Bass is then mauled by a grizzly and, through various graveside dramas, is left for dead by the expedition.
The bulk of the movie contrasts the ridiculous image of the riverboat, its mast towering among the trees, being dragged through a trackless wilderness, as Bass struggles to breathe, crawl and eat.
If made today, this movie would not be approved by the SPCA. The film is chock full of great lines and stuffed with looming allegory.
Captain Henry is a character in which the drama of the clash of civilization and the native cultures is played out, even as the drama of Man emerging from the primal wilderness is developed through the character of Bass, played by Harris.
The supporting characters are well wrought and well played and summon a host of period ghosts for the viewer. Some of the metaphors in the man versus the wilderness portions are overdone, like his nurturing of a domestic rabbit.
Zach’s dream sequences from his childhood give a brutal view of the lives of white children of the period, and go some way toward explaining his grit.
The treatment of the Indians is excellent, as this was the period after the Indian as disposable enemy decorating the white hero’s career and before the sainted vegetarian buffalo hunting pacifist hippies of Dances with Wolves. The tribe seems to be Arikara, and engage in hide painting as a means or reporting on the white man’s activity. There are also depictions of the natives inserted—probably spuriously—into the story from Bass’s viewpoint, in order to show how harsh their life was, and that they had much to fear from rival tribes.
The story really kicks off when the two men—left to stand over Zach Bass as he dies and then bury him—become frightened with Indians coming along and debate whether or not to stay with Zach until he dies and if the prayers should be read from the bible, as directed by Captain Henry. Here are some lines from the old cuss looking over him as he dies:
“A man ought to know when his time’s up.”
“Let him read it himself on the way to hell!”
The story progresses on to an improbable Hollywood ending, that is really an attempt to wrap up the entire question of the American Frontier in a scene.
Overall the story is excellently written and serves as a good period study, if seen through an atheistic lens. The latter is not too disconcerting—even in light of my impatience with Hollywood’s atheistic bent—considering that it is not overdone, and that Christianity, as generally practiced in North America during this period, resembled our current ruling elite’s neo-con excuse-making for military adventure more than anything we might currently view as theology. The film does present views of period Christianity, at a personal level, in both a positive and negative light.

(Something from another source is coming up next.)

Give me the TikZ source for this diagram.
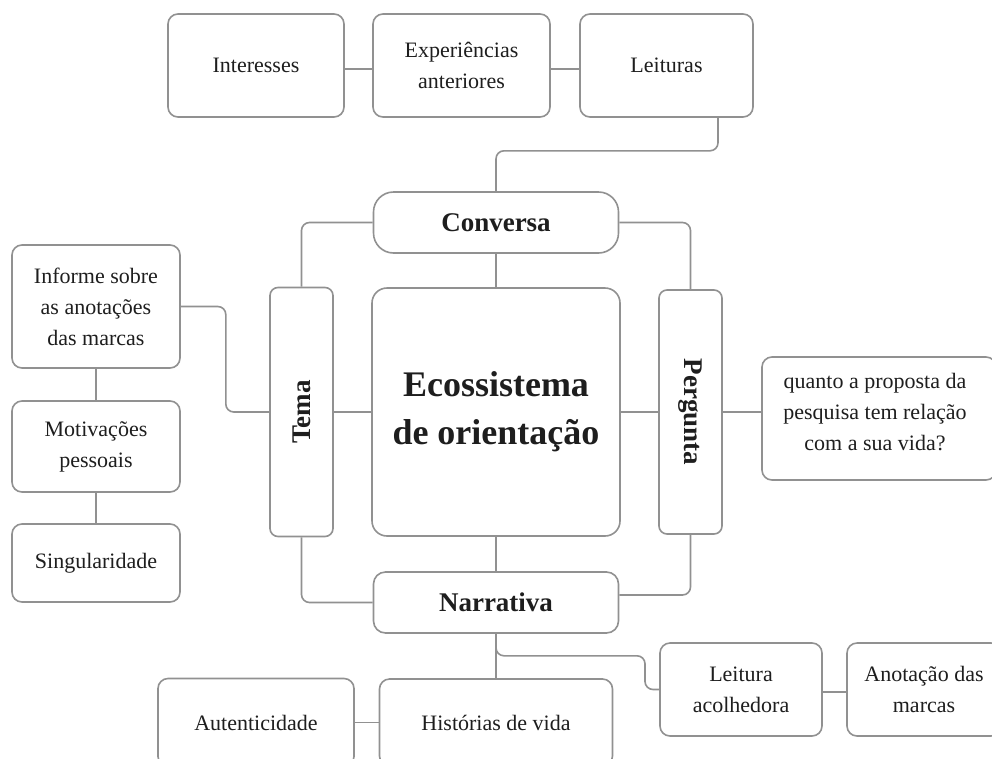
\documentclass[tikz,border=0pt]{standalone}
\usepackage{fontspec}
\setmainfont{Liberation Serif}
\usetikzlibrary{calc}
\definecolor{edge}{RGB}{145,145,145}
\definecolor{ink}{RGB}{30,30,30}
\tikzset{
  box/.style={draw=edge, line width=1.6pt, rounded corners=10pt, fill=white, inner sep=0pt,
    align=center, text=ink, font=\fontsize{22}{31}\selectfont},
  conn/.style={draw=edge, line width=1.6pt, rounded corners=8pt},
  title/.style={font=\fontsize{27}{32}\selectfont\bfseries, text=ink, inner sep=0pt},
  bigtitle/.style={font=\fontsize{36}{48}\selectfont\bfseries, text=ink, inner sep=0pt, align=center},
}
\begin{document}
\begin{tikzpicture}[x=1pt,y=-1pt]
\clip (0,0) rectangle (992,758);
\fill[white] (0,0) rectangle (992,758);

% top row
\node[box, minimum width=176pt, minimum height=103pt] (int) at (256,65.5) {Interesses};
\node[box, minimum width=177pt, minimum height=103pt] (exp) at (461.5,65.5) {Experiências\\anteriores};
\node[box, minimum width=173pt, minimum height=103pt] (lei) at (666.5,65.5) {Leituras};

% centre
\node[box, rounded corners=20pt, minimum width=245pt, minimum height=61pt] (conv) at (496,222.5) {};
\node[title] (convt) at (conv) {Conversa};
\node[box, rounded corners=15pt, minimum width=248pt, minimum height=248pt] (eco) at (496,412) {};
\node[bigtitle] (ecot) at (eco) {Ecossistema\\de orientação};
\node[box, rounded corners=8pt, minimum width=63pt, minimum height=249pt] (tema) at (301.5,412) {};
\node[title, rotate=90] (temat) at (tema) {Tema};
\node[box, rounded corners=8pt, minimum width=63pt, minimum height=244pt] (perg) at (690.5,412) {};
\node[title, rotate=-90] (pergt) at (perg) {Pergunta};
\node[box, rounded corners=12pt, minimum width=245pt, minimum height=61pt] (narr) at (496,602.5) {};
\node[title] (narrt) at (narr) {Narrativa};

% left column
\node[box, minimum width=168pt, minimum height=123pt] (inf) at (96,306.5) {Informe sobre\\as anotações\\das marcas};
\node[box, minimum width=168pt, minimum height=91pt] (mot) at (96,446.5) {Motivações\\pessoais};
\node[box, minimum width=168pt, minimum height=78pt] (sing) at (96,563) {Singularidade};

% right box
\node[box, minimum width=234pt, minimum height=123pt] (quanto) at (879,418.5) {};
\node[inner sep=0pt, align=center, text=ink, font=\fontsize{22}{31}\selectfont] (quantot) at (875,412)
  {quanto a proposta da\\pesquisa tem relação\\com a sua vida?};

% bottom
\node[box, minimum width=196pt, minimum height=88pt] (aut) at (256,722.5) {Autenticidade};
\node[box, minimum width=233pt, minimum height=87pt] (hist) at (496,722.5) {Histórias de vida};
\node[box, minimum width=162pt, minimum height=93pt] (leit) at (741,689.5) {Leitura\\acolhedora};
\node[box, minimum width=154pt, minimum height=93pt] (anot) at (924,689.5) {Anotação das\\marcas};

% connectors
\draw[conn] ([yshift=-3.5pt]int.east) -- ([yshift=-3.5pt]exp.west);
\draw[conn] ([yshift=-3.5pt]exp.east) -- ([yshift=-3.5pt]lei.west);
\draw[conn] ([xshift=51.5pt]lei.south) -- ++(0,33) -| (conv.north);
\draw[conn] (conv.west) -| (tema.north);
\draw[conn] (conv.east) -| (perg.north);
\draw[conn] (conv.south) -- (eco.north);
\draw[conn] (tema.east) -- (eco.west);
\draw[conn] (eco.east) -- (perg.west);
\draw[conn] (perg.east) -- (perg.east -| quanto.west);
\draw[conn] (tema.south) |- (narr.west);
\draw[conn] (perg.south) |- ([yshift=7.5pt]narr.east);
\draw[conn] (eco.south) -- (narr.north);
\draw[conn] (inf.east) -- ++(45,0) |- (tema.west);
\draw[conn] (inf.south) -- (mot.north);
\draw[conn] (mot.south) -- (sing.north);
\draw[conn] (narr.south) -- (hist.north);
\draw[conn] (narr.south) -- ++(0,22) -- ++(149,0) |- (leit.west);
\draw[conn] ([yshift=-2.5pt]leit.east) -- ([yshift=-2.5pt]anot.west);
\draw[conn] (aut.east) -- (hist.west);
\end{tikzpicture}
\end{document}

There is a brilliant exploration of the right-leaning man of action’s view of his woman, as a type of domesticated shamanistic figure that is not too far off from the conquistador’s veneration for the Mother Mary.
The writing and the performances of Harris and Houston, along with realistic depictions of the native inhabitants of the wilderness, draws a tightly focused picture of a man caught between two worlds, and not a part of either.
Zach Bass is a compelling figure, and in this film is much less anachronistically Hollywood than he might have been.